Yeah, just to mention, we're not putting a huge emphasis on charging for all of this, 'cause we see it as built in, it's embedded, we really will. You know, it's a usage-based model, you know, we're not looking. We have to keep modernizing and keep bringing a more compelling platform to our clients. They're already paying us good money for the product, we'll continue to look at opportunity to increase our fees by cross-selling and upselling. We'll also deliver, you know, modernization within the platform continuously, that goes back to the R&D program that we have. We're looking to really make a sticky, long-term relationship with these carriers so that they feel very comfortable with us as partners.

Siraj Ahmed
Equity Research Analyst, Citi

Thank you.

Operator

Thank you. There are no further questions at this time. I'll now hand back to Mr.
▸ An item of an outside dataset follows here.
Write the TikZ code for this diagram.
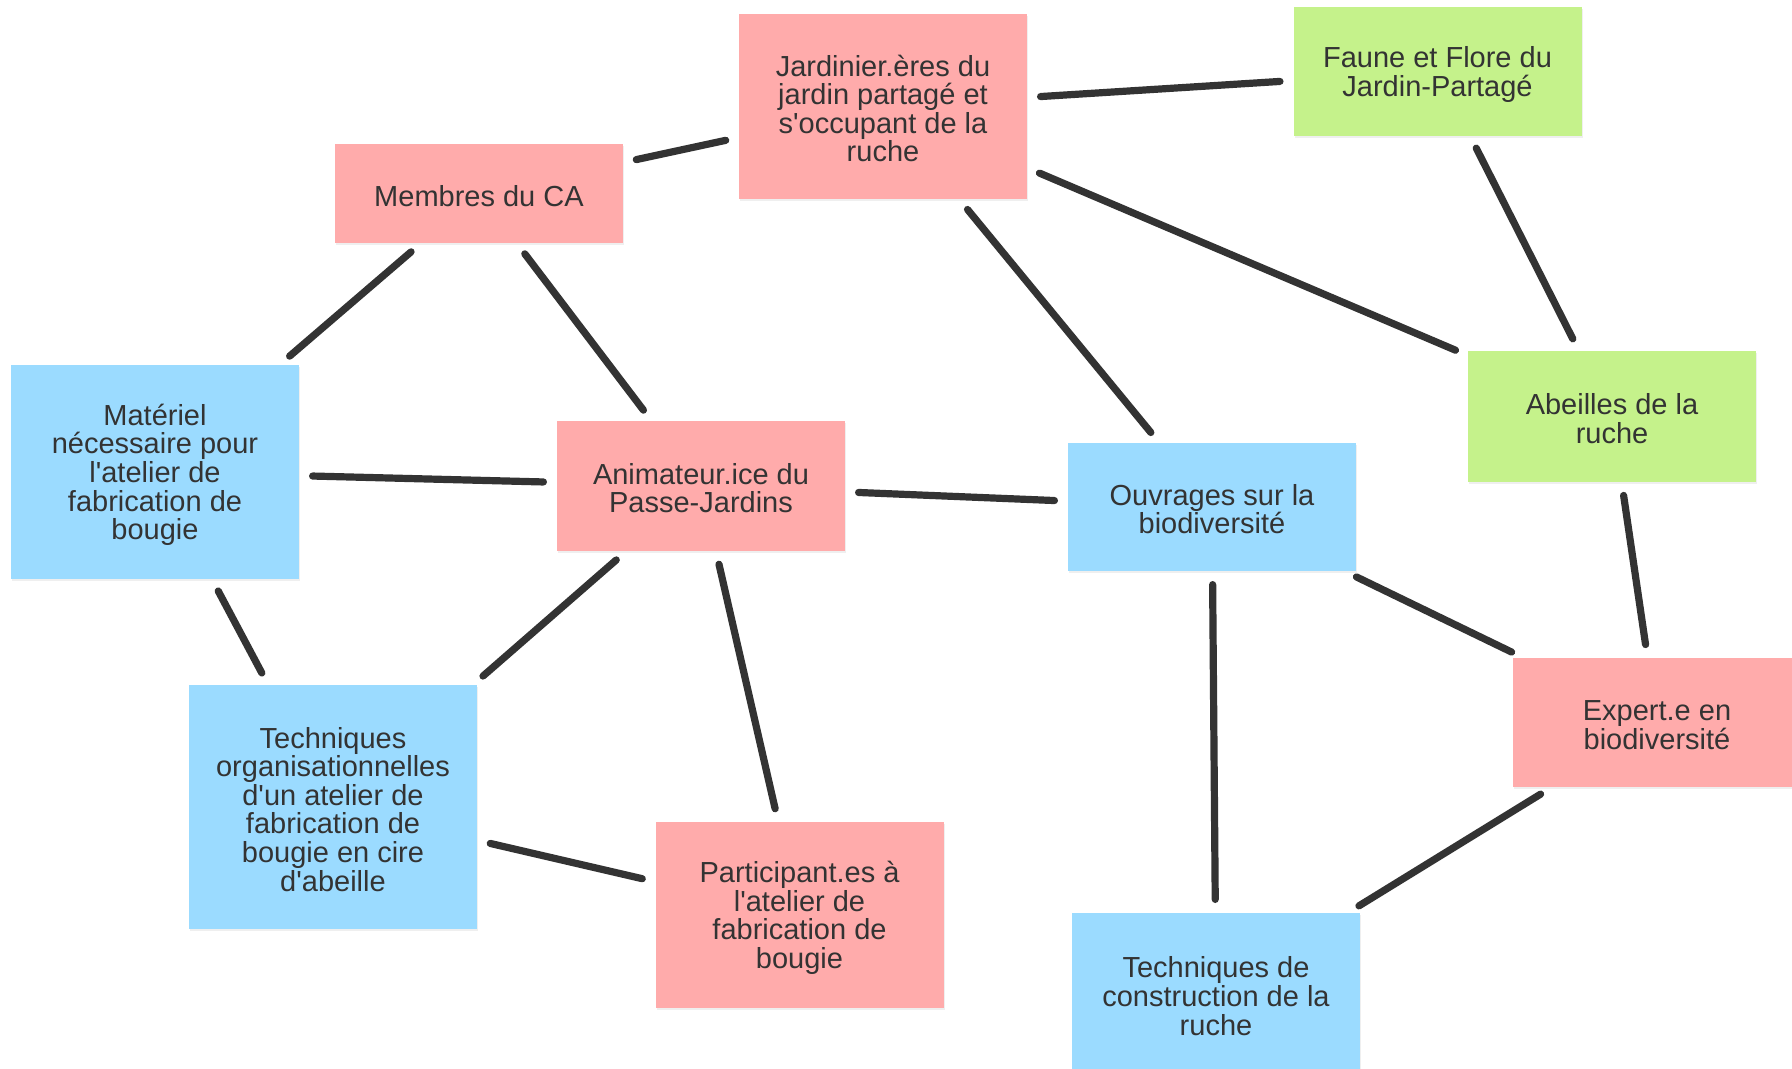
\documentclass[tikz,border=0pt]{standalone}
\usepackage{fontspec}
\setmainfont[Ligatures=TeXOff]{Liberation Sans}
\usetikzlibrary{shadows}
\definecolor{pinkbox}{HTML}{FFABAB}
\definecolor{greenbox}{HTML}{C5F28B}
\definecolor{bluebox}{HTML}{9BDBFF}
\definecolor{textgray}{HTML}{333333}
\definecolor{linegray}{HTML}{333333}
\newcommand{\topstrut}{\rule{0pt}{0.94\baselineskip}}
\newcommand{\botstrut}{\rule[-0.06\baselineskip]{0pt}{0.06\baselineskip}}
\newcommand{\lbl}[1]{\topstrut#1\botstrut}
\newcommand{\cardfont}{\fontsize{14.5}{14.3}\selectfont}
\begin{document}
\begin{tikzpicture}[x=0.5pt,y=-0.5pt,
  card/.style={rectangle, minimum width=144pt, inner sep=0pt, outer sep=0pt, align=center,
    text=textgray, font=\cardfont,
    drop shadow={opacity=0.12, shadow xshift=0.6pt, shadow yshift=-0.8pt}},
  pinkcard/.style={card, fill=pinkbox},
  greencard/.style={card, fill=greenbox},
  bluecard/.style={card, fill=bluebox},
  conn/.style={draw=linegray, line width=3.6pt, line cap=round, shorten >=6.8pt, shorten <=6.8pt}]
\useasboundingbox (0,0) rectangle (1792,1069);
\clip (0,0) rectangle (1792,1069);
\fill[white] (0,0) rectangle (1792,1069);

\node[pinkcard, minimum height=92.5pt] (jard) at (883,106.5) {\lbl{Jardinier.ères du\\jardin partagé et\\s'occupant de la\\ruche}};
\node[greencard, minimum height=64.5pt] (faune) at (1437.5,71.5) {\lbl{Faune et Flore du\\Jardin-Partagé}};
\node[pinkcard, minimum height=49.5pt] (ca) at (479,193.5) {\lbl{Membres du CA}};
\node[greencard, minimum height=65.5pt] (abeilles) at (1612,416.5) {\lbl{Abeilles de la\\ruche}};
\node[bluecard, minimum height=107pt] (materiel) at (155,472) {\lbl{Matériel\\nécessaire pour\\l'atelier de\\fabrication de\\bougie}};
\node[pinkcard, minimum height=65pt] (anim) at (701,486) {\lbl{Animateur.ice du\\Passe-Jardins}};
\node[bluecard, minimum height=64pt] (ouvr) at (1212,507) {\lbl{Ouvrages sur la\\biodiversité}};
\node[pinkcard, minimum height=64.5pt] (expert) at (1657,722.5) {\lbl{Expert.e en\\biodiversité}};
\node[bluecard, minimum height=122pt] (techorg) at (333,807) {\lbl{Techniques\\organisationnelles\\d'un atelier de\\fabrication de\\bougie en cire\\d'abeille}};
\node[pinkcard, minimum height=93pt] (part) at (799.5,915) {\lbl{Participant.es à\\l'atelier de\\fabrication de\\bougie}};
\node[bluecard, minimum height=81pt] (constr) at (1216,994) {\lbl{Techniques de\\construction de la\\ruche}};

\draw[conn] (ca) -- (jard);
\draw[conn] (jard) -- (faune);
\draw[conn] (jard) -- (abeilles);
\draw[conn] (jard) -- (ouvr);
\draw[conn] (faune) -- (abeilles);
\draw[conn] (abeilles) -- (expert);
\draw[conn] (ouvr) -- (expert);
\draw[conn] (expert) -- (constr);
\draw[conn] (ouvr) -- (constr);
\draw[conn] (anim) -- (ouvr);
\draw[conn] (ca) -- (materiel);
\draw[conn] (ca) -- (anim);
\draw[conn] (materiel) -- (anim);
\draw[conn] (materiel) -- (techorg);
\draw[conn] (anim) -- (techorg);
\draw[conn] (anim) -- (part);
\draw[conn] (techorg) -- (part);
\end{tikzpicture}
\end{document}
Kelly for closing remarks.

Michael Kelly
CEO, FINEOS

Thank you, Darcy, and thanks, Ian, as well, for today and coming along on this call. Appreciate all the questions from the analysts and indeed everybody who's listened to us today. As I said, we're feeling pretty positive about this year and next year, and we're looking forward to the opportunity to present to everybody at the end of March. I think it's the March 24th. Please come along to that if you can. There'll be a few of us down there at the time. It's an opportunity to meet some of us as well in person. Thanks, Darcy.

Ian Lynagh
CFO, FINEOS

Thank you.

Operator

Thank you. That does conclude our conference for today. Thank you for participating. You may now disconnect.